After wrapping around the south facing side of the mountain for about a mile and a half the trail makes a turn towards a saddle on the northwest side. As we rounded the corner we could see the dark, heavy clouds coming at us through the pass. It was decision time. Between the three of us no one wanted to be the wimp who voted to turn around so we zipped up jackets, tightened our hoods and forged ahead.
From the weather forecast it was rain that we had expected, but, in the mountains, conditions are quite different from the valleys below. The precipitation started off as sleety pellets which progressed to wet, sloppy flakes as we made our way through the pass and down into the canyon on the other side. We probably would have been more thoroughly soaked if it had been raining. Making sure to watch our steps on the slippery rocks, we enjoyed the novelty of the falling snow which ended as soon as we got to lower elevation.
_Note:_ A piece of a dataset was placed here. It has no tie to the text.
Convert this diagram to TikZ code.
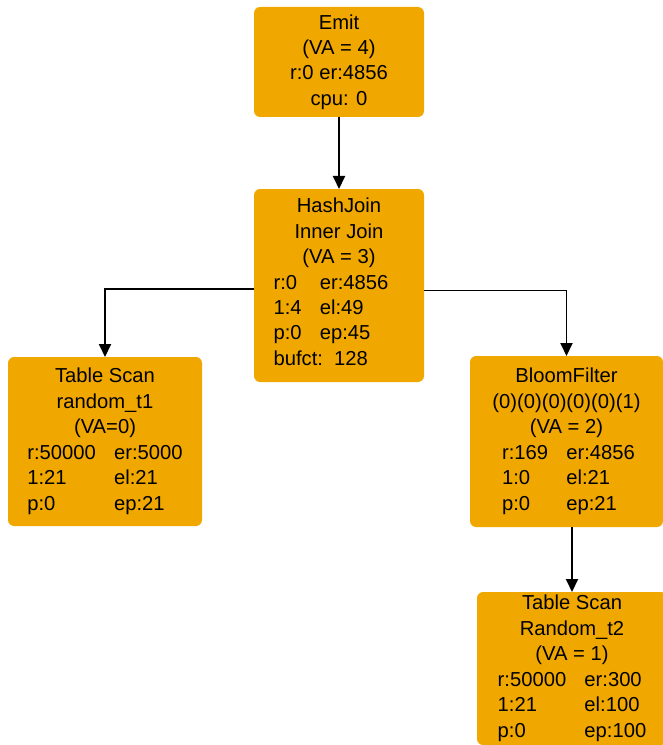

As expected, the storm system had moved through by the second day and, although there were some lingering clouds, we decided to check out a trail in the Chiricahua Mountains that Lee had studied on the Coronado National Forest map. Getting there required driving up a dirt road that headed straight into the mass of dark clouds hanging around the peaks of the mountain range. As we gained altitude it became obvious that the originally planned trailhead would not be the best idea. Instead, we found a forest trail that started at a lower elevation.
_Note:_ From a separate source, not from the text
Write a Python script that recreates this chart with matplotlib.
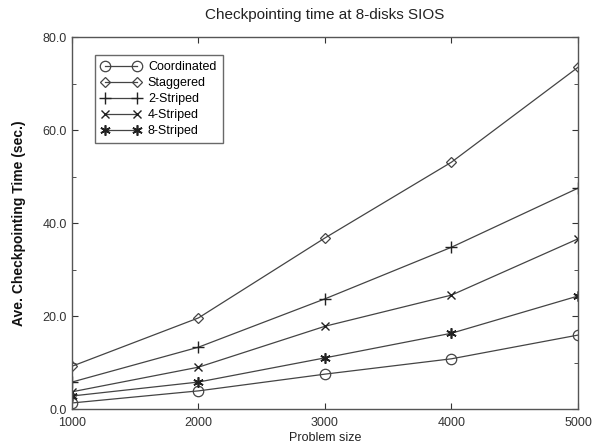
import matplotlib
matplotlib.use("Agg")
import matplotlib.pyplot as plt
from matplotlib.ticker import MultipleLocator

problem_size = [1000, 2000, 3000, 4000, 5000]
coordinated = [1.3, 3.9, 7.5, 10.8, 15.9]
staggered = [9.2, 19.6, 36.8, 53.1, 73.5]
striped2 = [5.8, 13.3, 23.7, 34.8, 47.5]
striped4 = [3.7, 9.0, 17.8, 24.5, 36.6]
striped8 = [2.8, 5.8, 11.0, 16.3, 24.3]

plt.rcParams['font.family'] = ['Liberation Sans', 'DejaVu Sans']

fig = plt.figure(figsize=(6.03, 4.47), dpi=100)
ax = fig.add_axes([0.1194, 0.085, 0.8391, 0.832])

lc = '#444444'
ax.plot(problem_size, coordinated, color=lc, lw=0.9, marker='o', ms=7.5, mfc='none', mec=lc, mew=0.9, label='Coordinated')
ax.plot(problem_size, staggered, color=lc, lw=0.9, marker='D', ms=5.5, mfc='none', mec=lc, mew=0.9, label='Staggered')
ax.plot(problem_size, striped2, color=lc, lw=0.9, marker='+', ms=9, mec='#222222', mew=1.0, label='2-Striped')
ax.plot(problem_size, striped4, color=lc, lw=0.9, marker='x', ms=5.5, mec='#222222', mew=1.0, label='4-Striped')
ax.plot(problem_size, striped8, color=lc, lw=0.9, marker=(6, 2, 0), ms=7.5, mec='#222222', mew=1.2, label='8-Striped')

ax.set_xlim(1000, 5000)
ax.set_ylim(0, 80)
ax.set_xticks(problem_size)
ax.set_yticks([0, 20, 40, 60, 80])
ax.set_yticklabels(['0.0', '20.0', '40.0', '60.0', '80.0'])
ax.yaxis.set_minor_locator(MultipleLocator(10))
ax.tick_params(which='both', direction='in', top=True, right=True, labelsize=9, colors='#333333', length=4)
ax.tick_params(which='minor', length=3)
ax.tick_params(axis='x', pad=6)
for s in ax.spines.values():
    s.set_color('#555555')
    s.set_linewidth(1.0)

ax.set_title('Checkpointing time at 8-disks SIOS', fontsize=11, color='#222222', pad=13)
ax.set_xlabel('Problem size', fontsize=9, color='#222222', labelpad=2)
ax.set_ylabel('Ave. Checkpointing Time (sec.)', fontsize=10, color='#111111', labelpad=12, fontweight='bold')

leg = ax.legend(loc='upper left', bbox_to_anchor=(0.045, 0.952), borderaxespad=0, numpoints=2,
                fontsize=9, frameon=True, fancybox=False,
                edgecolor='#444444', handlelength=3.2, borderpad=0.5, labelspacing=0.32, handletextpad=0.55)
leg.get_frame().set_linewidth(1.0)

fig.savefig('out.png', dpi=100)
The clouds fought with the sun, keeping us guessing if it was going to clear off or continue with periodic flurries of snow. We kept moving and managed to stay warm, although the temperatures hovered just above freezing all day. A cleared off rock outcropping appeared just in time for our lunch break. The clouds moved aside long enough for us to enjoy some warmth. The hike was an out and back so that by the afternoon on our way down more of the clouds had moved off the peaks and we could see how much more snow we would have encountered if we had done one of the trails at a higher elevation. We’ll save that for warmer weather.
For today’s hike we once again made an adjustment to our plans after an up close look at the conditions. There were no clouds today, even on the mountain peaks. We were aiming for a hike on Mt. Graham, which has a paved, scenic road that leads up to the top with various National Forest campgrounds and trailheads along the way. Snow was visible on the top of the mountain but we thought maybe we could get on the south facing side and find some clear trails.
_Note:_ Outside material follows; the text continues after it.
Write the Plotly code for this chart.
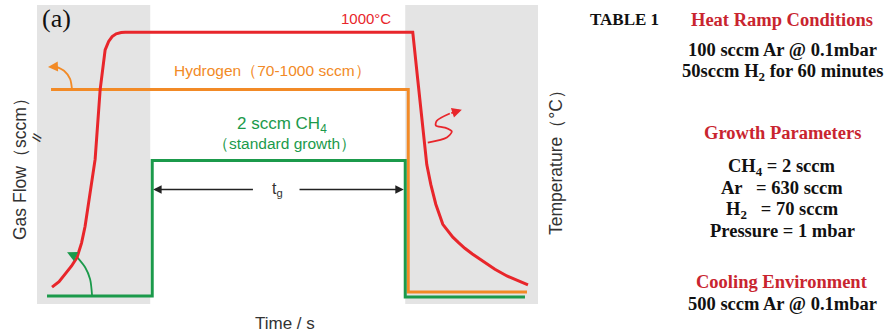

Slowly winding our way up the road, we encountered ever more icy, snow covered spots on the road. We reached the entrance to a campground where there was supposed to be a trailhead if you walked through the campground. Right away we could see that there was too much snow to even drive into the campground. There was a cleared pullout across the road where we were able to park. And just a few hundred feet back down the road was a side road that led up to the Heliograph Lookout Tower. The road to the lookout was closed but we could see that it had been cleared off at some point making it passable. We were able to walk the 2.3 miles up to the lookout, enjoying the bright winter sunshine and clear views from the top. Not the best hike to have to walk up a fire road the whole way but if you don’t prepare for winter in the mountains you have to make the best of it. And we are pretty good at doing that!